4. Kapan Chelsea Bisa Pulih?
Melihat pertunjukan Chelsea sepanjang musim ini, mempelajari pola pikir Todd Boehly yang begitu yakin bahwa timnya harus melalui sebuah proses panjang dengan berinvestasi pada pemain-pemain muda yang belum terbukti kapasitasnya, sangat mungkin catatan musim ini tak akan terlalu membaik di musim-musim berikutnya.
Kecuali, sebuah perubahan drastis terjadi, dengan Boehly bersedia melakukan langkah-langkah strategis untuk membawa Chelsea secepatnya kembali berjaya di atas lapangan dengan mulai mempertimbangkan menunjuk mereka-mereka yang benar-benar berpengalaman sebagai seorang juara, dan itu bisa dimulai dengan penunjukkan pelatih baru di musim panas dan melepas para pemain yang gagal memenuhi ekspektasi dan standar klub.
5. Real Madrid Kembali Bertahta di Liga Champions?
Di sisi lain lapangan, sebuah tim yang sungguh berbeda merayakan kemenangan mereka. Sebuah tim yang kerap diragukan bakal mencapai tangga juara, tetapi entah bagaimana mereka justru sering melakukannya dalam 10 tahun terakhir.
Sebuah tim yang dinilai tak akan sanggup melawan perubahan zaman dengan mengandalkan para pemain-pemain 'tua' di atas tiga puluhan.
Sebuah klub yang diperkuat oleh para pemain dan pelatih yang tahu betul bagaimana menerjemahkan status mereka di atas lapangan.

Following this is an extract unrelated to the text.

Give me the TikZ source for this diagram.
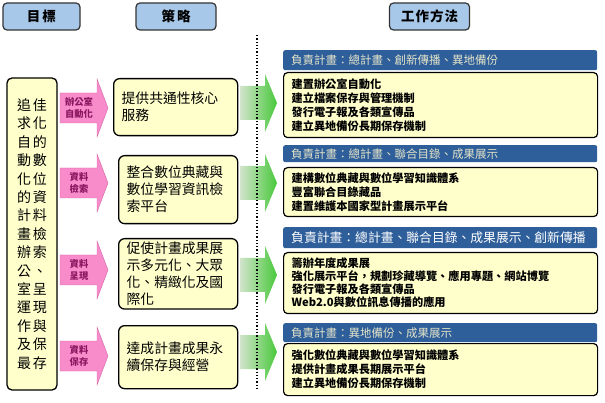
\documentclass[tikz,border=0pt]{standalone}
\usepackage{fontspec}
\setmainfont{Noto Sans CJK TC}

\definecolor{hdrblue}{HTML}{A8C8EA}
\definecolor{paleyellow}{HTML}{FFFFCC}
\definecolor{pinkfill}{HTML}{F88CCB}
\definecolor{pinkline}{HTML}{D465A6}
\definecolor{pinktext}{HTML}{8A1660}
\definecolor{barblue}{HTML}{2F5F9B}
\definecolor{barfg}{HTML}{E4E4C8}
\definecolor{greenpale}{HTML}{D2E4CC}
\definecolor{greendark}{HTML}{48C83A}

\begin{document}
\begin{tikzpicture}[x=1pt,y=-1pt,
    hdr/.style={draw=black!80, line width=1.2pt, rounded corners=4pt, fill=hdrblue,
        minimum height=27pt, font=\fontsize{13.5}{15}\selectfont\bfseries},
    goalbox/.style={draw=black, line width=1.3pt, rounded corners=5pt, fill=paleyellow,
        minimum width=50pt, minimum height=312pt, align=center,
        font=\fontsize{14}{18.4}\selectfont},
    stratbox/.style={draw=black, line width=1.3pt, rounded corners=6pt, fill=paleyellow,
        anchor=north west, align=left, inner xsep=8pt,
        font=\fontsize{13.8}{17}\selectfont},
    pinklabel/.style={text=pinktext, align=center, inner sep=0pt,
        font=\fontsize{9.3}{12}\selectfont\bfseries},
    planbar/.style={fill=barblue, rounded corners=2pt, anchor=north west,
        text width=298pt, inner xsep=8pt, inner ysep=0pt, align=left, text=barfg,
        font=\fontsize{11.5}{13}\selectfont},
    taskbox/.style={draw=black, line width=1.2pt, rounded corners=4pt, fill=paleyellow,
        anchor=north west, text width=298pt, inner xsep=8pt, inner ysep=0pt, align=left,
        font=\fontsize{11.2}{14}\selectfont\bfseries},
]
    \useasboundingbox (0,0) rectangle (605,403);

    % Headers
    \node[hdr, minimum width=77pt] (goalhdr) at (41.5,16.5) {目\hspace{2pt}標};
    \node[hdr, minimum width=80pt] (strathdr) at (176,16.5) {策\hspace{2pt}略};
    \node[hdr, minimum width=80pt] (workhdr) at (429.5,16.5) {工\hspace{1pt}作\hspace{1pt}方\hspace{1pt}法};

    % Goal
    \node[goalbox] (goal) at (32,234) {追\hspace{2pt}佳\\求\hspace{2pt}化\\自\hspace{2pt}的\\動\hspace{2pt}數\\化\hspace{2pt}位\\的\hspace{2pt}資\\計\hspace{2pt}料\\畫\hspace{2pt}檢\\辦\hspace{2pt}索\\公\hspace{2pt}、\\室\hspace{2pt}呈\\運\hspace{2pt}現\\作\hspace{2pt}與\\及\hspace{2pt}保\\最\hspace{2pt}存};

    % Pink arrows
    \foreach \y/\lbl [count=\i] in {108/{辦公室\\自動化}, 183/{資料\\檢索}, 270/{資料\\呈現}, 356/{資料\\保存}}{
        \filldraw[fill=pinkfill, draw=pinkline, thin] (60,\y-15) -- (97,\y-15) -- (97,\y-29) -- (108,\y)
            -- (97,\y+29) -- (97,\y+15) -- (60,\y+15) -- cycle;
        \node[pinklabel] (p\i) at (79,\y) {\lbl};
    }

    % Strategies
    \node[stratbox, text width=108pt, minimum height=57pt] (s1) at (113,78) {提供共通性核心\\服務};
    \node[stratbox, text width=103pt, minimum height=68pt] (s2) at (118,155) {整合數位典藏與\\數位學習資訊檢\\索平台};
    \node[stratbox, text width=103pt, minimum height=69pt] (s3) at (118,238) {促使計畫成果展\\示多元化、大眾\\化、精緻化及國\\際化};
    \node[stratbox, text width=103pt, minimum height=63pt] (s4) at (118,325) {達成計畫成果永\\續保存與經營};

    % Green arrows
    \foreach \y in {103,183,275,352}
        \shade[left color=greenpale, right color=greendark] (240,\y-17) -- (265,\y-17) -- (265,\y-29)
            -- (277,\y) -- (265,\y+29) -- (265,\y+17) -- (240,\y+17) -- cycle;

    % Divider
    \draw[line width=1.3pt, dotted] (257,35) -- (257,390);

    % Work panels
    \node[planbar, minimum height=20pt] (bar1) at (283,50) {負責計畫：總計畫、創新傳播、異地備份};
    \node[taskbox, minimum height=65pt] (t1) at (283,72) {建置辦公室自動化\\建立檔案保存與管理機制\\發行電子報及各類宣傳品\\建立異地備份長期保存機制};

    \node[planbar, minimum height=17pt] (bar2) at (283,145) {負責計畫：總計畫、聯合目錄、成果展示};
    \node[taskbox, minimum height=49pt] (t2) at (283,167) {建構數位典藏與數位學習知識體系\\豐富聯合目錄藏品\\建置維護本國家型計畫展示平台};

    \node[planbar, minimum height=21pt, text=white, font=\fontsize{12.8}{14}\selectfont] (bar3) at (283,227) {負責計畫：總計畫、聯合目錄、成果展示、創新傳播};
    \node[taskbox, minimum height=61pt, font=\fontsize{11.2}{13}\selectfont\bfseries] (t3) at (283,252) {籌辦年度成果展\\強化展示平台，規劃珍藏導覽、應用專題、網站博覽\\發行電子報及各類宣傳品\\Web2.0與數位訊息傳播的應用};

    \node[planbar, minimum height=19pt] (bar4) at (283,323) {負責計畫：異地備份、成果展示};
    \node[taskbox, minimum height=52pt] (t4) at (283,343) {強化數位典藏與數位學習知識體系\\提供計畫成果長期展示平台\\建立異地備份長期保存機制};

\end{tikzpicture}
\end{document}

Sebuah tim yang tidak berhenti melahirkan bintang-bintang baru sepanjang sejarah mereka, yang tidak akan terlalu menarik untuk dibahas media berbahasa Inggris yang kita konsumsi sehari-sehari sebagai bahan bacaan kita, sampai bintang-bintang baru itu benar-benar membuat sebuah gebrakan senasional untuk kemudian hanya dibanding-bandingkan dengan bintang-bintang Premier League yang kerap naik pamor karena narasi belaka.
Sebuah klub yang kerap dicaci belakangan ini karena menggagas ide untuk membentuk Super League, sebuah kompetisi tandingan Liga Champions yang ditolak mentah-mentah oleh UEFA dan kroni-kroninya. Jika mereka kembali bertahta musim ini, dan Anda sekalian sudah bosan melihat kejayaan mereka, salahkan UEFA yang tak mengizinkan mereka angkat kaki dari kompetisi ini.